— begin —

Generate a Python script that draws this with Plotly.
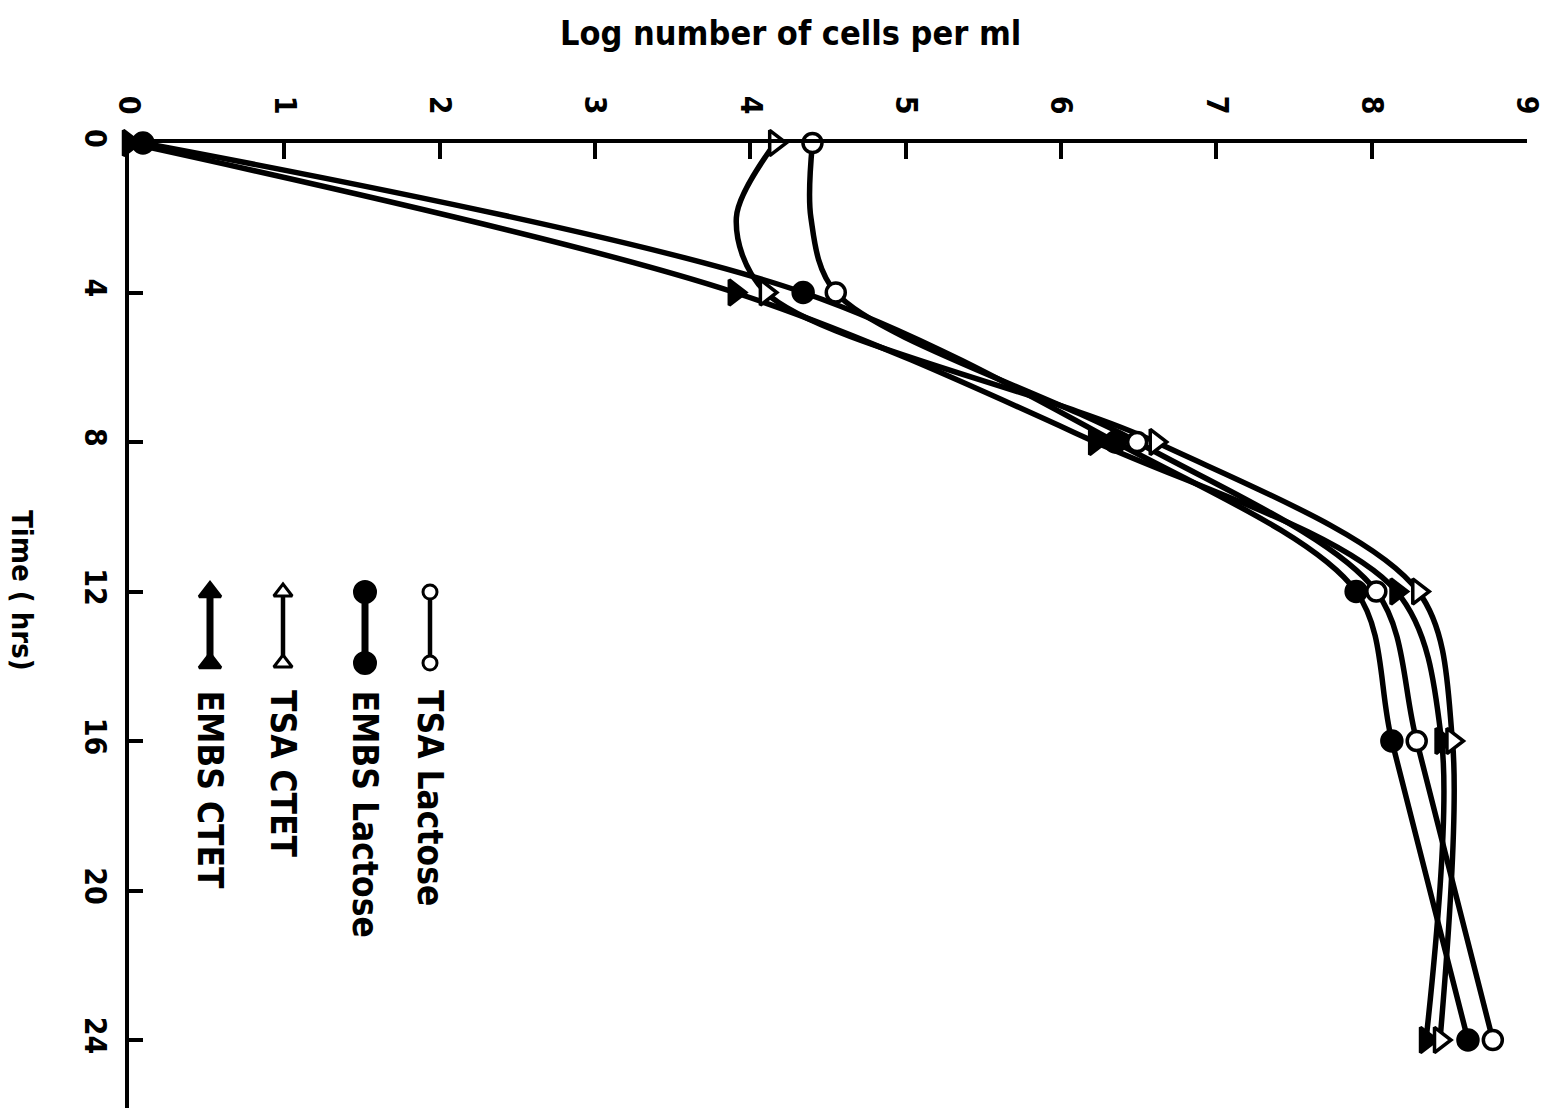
import plotly.graph_objects as go

# ---- data ----
time_hrs = [0, 4, 8, 12, 16, 24]
tsa_lactose = [4.40, 4.55, 6.49, 8.03, 8.29, 8.78]
embs_lactose = [0.09, 4.34, 6.35, 7.90, 8.13, 8.62]
tsa_ctet = [4.16, 4.10, 6.61, 8.30, 8.52, 8.44]
embs_ctet = [0.00, 3.90, 6.22, 8.16, 8.45, 8.35]

# drawn curves (hand-drawn line passes through an extra reading at t=2 for TSA curves)
tsa_lactose_curve_t = [0, 2, 4, 8, 12, 16, 24]
tsa_lactose_curve = [4.40, 4.39, 4.55, 6.49, 8.03, 8.29, 8.78]
tsa_ctet_curve_t = [0, 2, 4, 8, 12, 16, 24]
tsa_ctet_curve = [4.16, 3.91, 4.10, 6.61, 8.30, 8.52, 8.44]

log_ticks = [0, 1, 2, 3, 4, 5, 6, 7, 8, 9]
time_ticks = [0, 4, 8, 12, 16, 20, 24]

series_names = ["TSA Lactose", "EMBS Lactose", "TSA CTET", "EMBS CTET"]

FONT = "DejaVu Sans Condensed, Liberation Sans Narrow, DejaVu Sans, sans-serif"
BLACK = "#000000"
LW = 5.5

fig = go.Figure()

def add_line(t, v):
    fig.add_trace(go.Scatter(
        x=v, y=t, mode="lines",
        line=dict(color=BLACK, width=LW, shape="spline", smoothing=0.9),
        cliponaxis=False, showlegend=False, hoverinfo="skip"))

add_line(tsa_lactose_curve_t, tsa_lactose_curve)
add_line(time_hrs, embs_lactose)
add_line(tsa_ctet_curve_t, tsa_ctet_curve)
add_line(time_hrs, embs_ctet)

def add_markers(t, v, symbol, fill, size):
    fig.add_trace(go.Scatter(
        x=v, y=t, mode="markers",
        marker=dict(symbol=symbol, size=size, color=fill,
                    line=dict(color=BLACK, width=3.5)),
        cliponaxis=False, showlegend=False))

add_markers(time_hrs, embs_ctet, "triangle-right", BLACK, 22)
add_markers(time_hrs, tsa_ctet, "triangle-right", "white", 22)
add_markers(time_hrs, embs_lactose, "circle", BLACK, 20)
add_markers(time_hrs, tsa_lactose, "circle", "white", 19)

# ---- hand-drawn key (overlay axes in pixel units) ----
key_x = [430, 365, 283, 210]
key_symbols = ["circle", "circle", "triangle-up", "triangle-up"]
key_fill = ["white", BLACK, "white", BLACK]
key_lw = [4.5, 7, 4.5, 7]
key_size = [14, 21, 16, 19]
for kx, sym, fc, lw, sz, name in zip(key_x, key_symbols, key_fill, key_lw, key_size, series_names):
    fig.add_trace(go.Scatter(
        x=[kx, kx], y=[592, 663], mode="lines+markers", xaxis="x2", yaxis="y2",
        line=dict(color=BLACK, width=lw),
        marker=dict(symbol=sym, size=sz, color=fc, line=dict(color=BLACK, width=3)),
        cliponaxis=False, showlegend=False, hoverinfo="skip"))
    fig.add_annotation(
        x=kx, y=688, xref="x2", yref="y2", text=name, textangle=90,
        showarrow=False, xanchor="center", yanchor="top",
        font=dict(family=FONT, size=35, color=BLACK, weight="bold"))

# plot area in pixels: x 129..1527, y 143..1108
PX0, PX1, PY0, PY1 = 129, 1527, 143, 1108
def px_x(px):
    return (px - PX0) / (PX1 - PX0)
def px_y(py):
    return (PY1 - py) / (PY1 - PY0)

fig.add_annotation(text="Log number of cells per ml", x=px_x(790), y=px_y(33),
                   xref="paper", yref="paper", xanchor="center", yanchor="middle",
                   showarrow=False,
                   font=dict(family=FONT, size=34, color=BLACK, weight="bold"))
fig.add_annotation(text="Time ( hrs)", x=px_x(22), y=px_y(590),
                   xref="paper", yref="paper", xanchor="center", yanchor="middle",
                   showarrow=False, textangle=90,
                   font=dict(family=FONT, size=29, color=BLACK, weight="bold"))

fig.update_layout(
    width=1550, height=1108,
    margin=dict(l=PX0, r=1550 - PX1, t=PY0, b=0),
    paper_bgcolor="white", plot_bgcolor="white",
    showlegend=False,
    xaxis=dict(
        range=[0, 9], side="top", tickvals=log_ticks,
        ticktext=[str(v) for v in log_ticks],
        ticks="inside", ticklen=16, tickwidth=3.5, tickcolor=BLACK,
        showline=True, linewidth=4, linecolor=BLACK,
        showgrid=False, zeroline=False, tickangle=90,
        ticklabelstandoff=14,
        tickfont=dict(family=FONT, size=30, color=BLACK, weight="bold"),
    ),
    yaxis=dict(
        range=[(1108 - 143) / 37.375, 0], tickvals=time_ticks,
        ticktext=[str(v) for v in time_ticks],
        ticks="inside", ticklen=14, tickwidth=3.5, tickcolor=BLACK,
        showline=True, linewidth=4, linecolor=BLACK,
        showgrid=False, zeroline=False, tickangle=90,
        ticklabelstandoff=4,
        tickfont=dict(family=FONT, size=30, color=BLACK, weight="bold"),
    ),
    xaxis2=dict(range=[PX0, PX1], overlaying="x", visible=False, anchor="y2"),
    yaxis2=dict(range=[PY1, PY0], overlaying="y", visible=False, anchor="x2"),
)

fig.write_html("out.html")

— end —

◆ Given task:
Return exactly what appears from the opening line of the material through the line with "fig = go.Figure()", apart from the pictures.

◆ The completed task:
Generate a Python script that draws this with Plotly.
import plotly.graph_objects as go

# ---- data ----
time_hrs = [0, 4, 8, 12, 16, 24]
tsa_lactose = [4.40, 4.55, 6.49, 8.03, 8.29, 8.78]
embs_lactose = [0.09, 4.34, 6.35, 7.90, 8.13, 8.62]
tsa_ctet = [4.16, 4.10, 6.61, 8.30, 8.52, 8.44]
embs_ctet = [0.00, 3.90, 6.22, 8.16, 8.45, 8.35]

# drawn curves (hand-drawn line passes through an extra reading at t=2 for TSA curves)
tsa_lactose_curve_t = [0, 2, 4, 8, 12, 16, 24]
tsa_lactose_curve = [4.40, 4.39, 4.55, 6.49, 8.03, 8.29, 8.78]
tsa_ctet_curve_t = [0, 2, 4, 8, 12, 16, 24]
tsa_ctet_curve = [4.16, 3.91, 4.10, 6.61, 8.30, 8.52, 8.44]

log_ticks = [0, 1, 2, 3, 4, 5, 6, 7, 8, 9]
time_ticks = [0, 4, 8, 12, 16, 20, 24]

series_names = ["TSA Lactose", "EMBS Lactose", "TSA CTET", "EMBS CTET"]

FONT = "DejaVu Sans Condensed, Liberation Sans Narrow, DejaVu Sans, sans-serif"
BLACK = "#000000"
LW = 5.5

fig = go.Figure()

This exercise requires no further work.